Padahal pulau itu sebenarnya bisa dikembangkan menjadi daerah tujuan
wisata (dtw) bahari yang cukup potensial. Dengan catatan tanpa
merusak habitat flora dan fauna di pulau itu.
Potensi yang bisa dikembangkan antara lain menara mercu suar,
satwa penghuni pulau yaitu biawak (veranus salvator), pantai pasir
putih, dan pesona karang di seputar pulau. Bahkan perairan di luar
daerah batas karang misalnya, bisa dikembangkan untuk diving.
Perairan di luar batas karang bisa mencapai kedalaman 30 meter,
dengan keindahan dasar laut antara lain berupa aneka jenis karang.
Untuk mengembangkan pulau itu menjadi tempat wisata memadai,
tentu membutuhkan biaya besar pula. Sarana pariwisata harus
disediakan mulai dari sarana paling mendasar, seperti penyediaan
boat pengunjung dari pantai Indramayu, dari tempat wisata Pantai
Tirtamaya atau muara Karang Song, sampai sarana penunjangnya seperti
pembuatan jalan masuk ke pantai dengan membuka karang di selatan
pulau, bungalo, kantin dan lainnya.
Tingginya biaya untuk eksploitasi wisata itu, mungkin yang
menyurutkan minat para investor menanamkan modalnya.

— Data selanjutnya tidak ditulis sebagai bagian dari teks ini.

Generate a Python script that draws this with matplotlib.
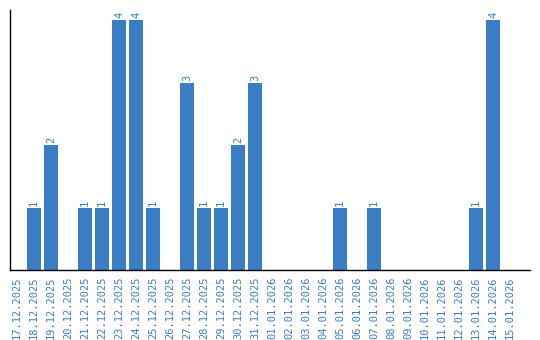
import matplotlib
matplotlib.use("Agg")
import matplotlib.pyplot as plt

dates = ["17.12.2025", "18.12.2025", "19.12.2025", "20.12.2025", "21.12.2025",
         "22.12.2025", "23.12.2025", "24.12.2025", "25.12.2025", "26.12.2025",
         "27.12.2025", "28.12.2025", "29.12.2025", "30.12.2025", "31.12.2025",
         "01.01.2026", "02.01.2026", "03.01.2026", "04.01.2026", "05.01.2026",
         "06.01.2026", "07.01.2026", "08.01.2026", "09.01.2026", "10.01.2026",
         "11.01.2026", "12.01.2026", "13.01.2026", "14.01.2026", "15.01.2026"]
counts = [0, 1, 2, 0, 1, 1, 4, 4, 1, 0, 3, 1, 1, 2, 3,
          0, 0, 0, 0, 1, 0, 1, 0, 0, 0, 0, 0, 1, 4, 0]

blue = "#3b7dc2"
fig = plt.figure(figsize=(5.4, 3.4), dpi=100)
ax = fig.add_axes([10/540, 70/340, 520/540, 260/340])
x = list(range(len(dates)))
bars = ax.bar(x, counts, width=0.82, color=blue)
for xi, v in zip(x, counts):
    if v > 0:
        ax.text(xi, v + 0.03, str(v), rotation=90, ha="center", va="bottom",
                color=blue, fontsize=7.5, family="DejaVu Sans Mono")
ax.set_xlim(-0.41, len(dates) - 1 + 1.18)
ax.set_ylim(0, 4.16)
ax.set_xticks(x)
ax.set_xticklabels(dates, rotation=90, color=blue, fontsize=7.5, family="DejaVu Sans Mono")
ax.tick_params(axis="x", length=0, pad=5)
ax.set_yticks([])
ax.spines["top"].set_visible(False)
ax.spines["right"].set_visible(False)
ax.spines["left"].set_linewidth(1.0)
ax.spines["bottom"].set_linewidth(1.0)
fig.savefig("out.png", dpi=100)
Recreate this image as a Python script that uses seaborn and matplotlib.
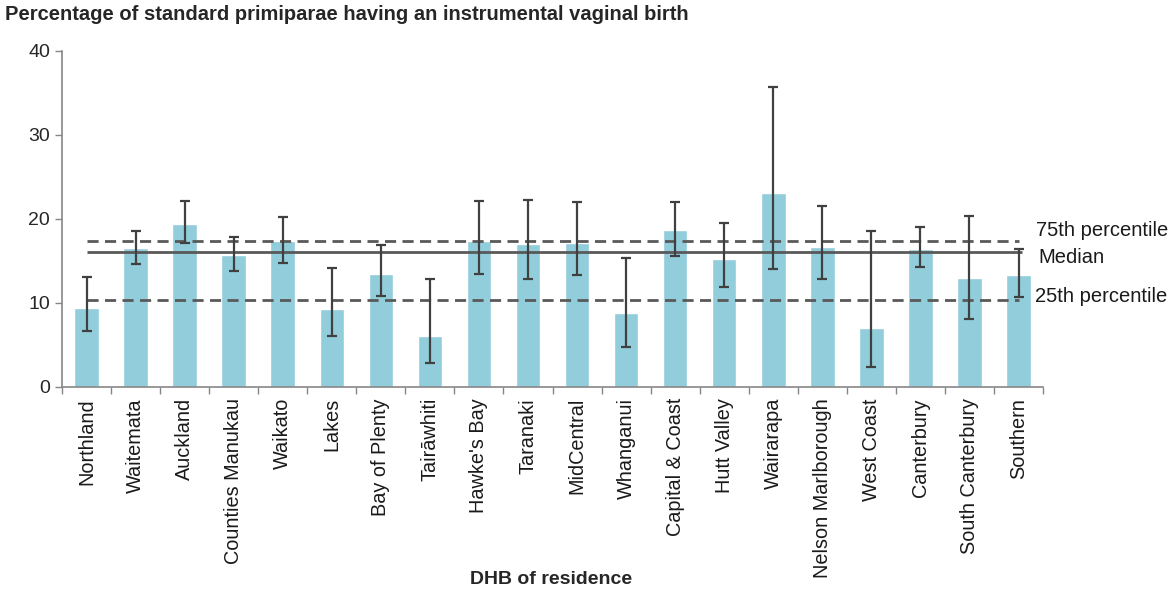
import numpy as np
import pandas as pd
import matplotlib
matplotlib.use("Agg")
import matplotlib.pyplot as plt
import seaborn as sns

# DHB values
dhbs = ["Northland", "Waitemata", "Auckland", "Counties Manukau", "Waikato", "Lakes",
        "Bay of Plenty", "Tairāwhiti", "Hawke's Bay", "Taranaki", "MidCentral",
        "Whanganui", "Capital & Coast", "Hutt Valley", "Wairarapa", "Nelson Marlborough",
        "West Coast", "Canterbury", "South Canterbury", "Southern"]
pct = [9.4, 16.5, 19.4, 15.7, 17.4, 9.3, 13.5, 6.1, 17.4, 17.0,
       17.1, 8.8, 18.7, 15.2, 23.1, 16.7, 7.0, 16.4, 13.0, 13.3]
ci_low = [6.7, 14.6, 17.2, 13.8, 14.8, 6.1, 10.8, 2.9, 13.5, 12.9,
          13.3, 4.8, 15.6, 11.9, 14.1, 12.8, 2.4, 14.3, 8.1, 10.7]
ci_high = [13.1, 18.6, 22.1, 17.8, 20.2, 14.2, 16.9, 12.8, 22.1, 22.3,
           22.0, 15.3, 22.0, 19.5, 35.7, 21.5, 18.6, 19.0, 20.4, 16.4]
p25 = 10.3
median = 16.05
p75 = 17.35

df = pd.DataFrame({"DHB": dhbs, "pct": pct, "lo": ci_low, "hi": ci_high})

sns.set_style("white")
plt.rcParams['font.family'] = ['Liberation Sans', 'DejaVu Sans']

fig = plt.figure(figsize=(11.7, 5.93), dpi=100)
ax = fig.add_axes([0.053, 0.3474, 0.8385, 0.5666])

sns.barplot(data=df, x="DHB", y="pct", color="#92CDDC", saturation=1, width=0.5,
            errorbar=None, ax=ax)

xs = np.arange(len(dhbs))
ax.errorbar(xs, df["pct"], yerr=[df["pct"] - df["lo"], df["hi"] - df["pct"]],
            fmt="none", ecolor="#404040", elinewidth=1.6, capsize=3.8, capthick=1.6, zorder=4)

line_col = "#595959"
ax.hlines(p75, xs[0], xs[-1], colors=line_col, linestyles=(0, (4, 2.3)), linewidth=2.0, zorder=3)
ax.hlines(p25, xs[0], xs[-1], colors=line_col, linestyles=(0, (4, 2.3)), linewidth=2.0, zorder=3)
ax.hlines(median, xs[0], xs[-1] + 0.08, colors=line_col, linestyles="solid", linewidth=2.0, zorder=3)

ax.text(xs[-1] + 0.36, p75 + 1.3, "75th percentile", fontsize=14.5, color="#1a1a1a", va="center")
ax.text(xs[-1] + 0.40, median - 0.6, "Median", fontsize=14.5, color="#1a1a1a", va="center")
ax.text(xs[-1] + 0.33, p25 + 0.5, "25th percentile", fontsize=14.5, color="#1a1a1a", va="center")

ax.set_ylim(0, 40)
ax.set_xlim(-0.5, len(dhbs) - 0.5)
ax.set_yticks([0, 10, 20, 30, 40])
ax.tick_params(axis="y", labelsize=14, labelcolor="#262626", length=5, width=1, direction="out",
               left=True, color="#868686")
ax.set_xticks(xs)
ax.set_xticklabels(dhbs, rotation=90, fontsize=14.3, color="#1a1a1a")
ax.tick_params(axis="x", length=0, pad=8)
ax.set_xticks(np.arange(-0.5, len(dhbs)), minor=True)
ax.tick_params(axis="x", which="minor", length=5, width=1, color="#868686", direction="out", bottom=True)

for s in ["top", "right"]:
    ax.spines[s].set_visible(False)
for s in ["left", "bottom"]:
    ax.spines[s].set_color("#868686")
    ax.spines[s].set_linewidth(1.2)

ax.set_xlabel("")
ax.set_ylabel("")
fig.text(0.004, 0.975, "Percentage of standard primiparae having an instrumental vaginal birth",
         fontsize=14.5, fontweight="bold", color="#262626", va="center", ha="left")
fig.text(0.471, 0.022, "DHB of residence", fontsize=14, fontweight="bold", color="#262626",
         ha="center", va="center")

fig.savefig("out.png", dpi=100)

Hal itu diakui
pula oleh Kabag Tata Usaha Dinas Pariwisata Kabupaten Indramayu,
Rivai Irvan. "Beberapa pengusaha yang pernah meninjau Pulau Biawak
mundur karena estimasi tingginya biaya untuk pengembangan pulau itu.
Alasan paling utama, karena lokasinya terlalu jauh dari pantai
Indramayu. Lagi pula di Indramayu sendiri, sangat kurang obyek
wisata lain yang bisa menunjang bisnis wisata itu," tuturnya.
Pemda Indramayu sendiri, ungkap Rivai Irvan, telah mengajukan
usulan skala prioritas rencana proyek pembangunan 1993/1994 ke RAPBN
1993/1994, di antaranya untuk pengembangan wisata Pulau Biawak
sebesar Rp 450 juta. Selain itu tentu saja tetap membuka pintu
lebar-lebar bagi para pengusaha yang mau menjadikan Pulau Biawak
menjadi obyek wisata.
Menurut dia, dengan dikelolanya pulau itu menjadi obyek wisata,
tidak akan merusak habitat flora dan fauna di dalamnya. Malah dengan
begitu, flora dan fauna di pulau dan sekitarnya akan menjadi
terjaga. Tidak seperti sekarang, yang sama sekali tidak terawasi.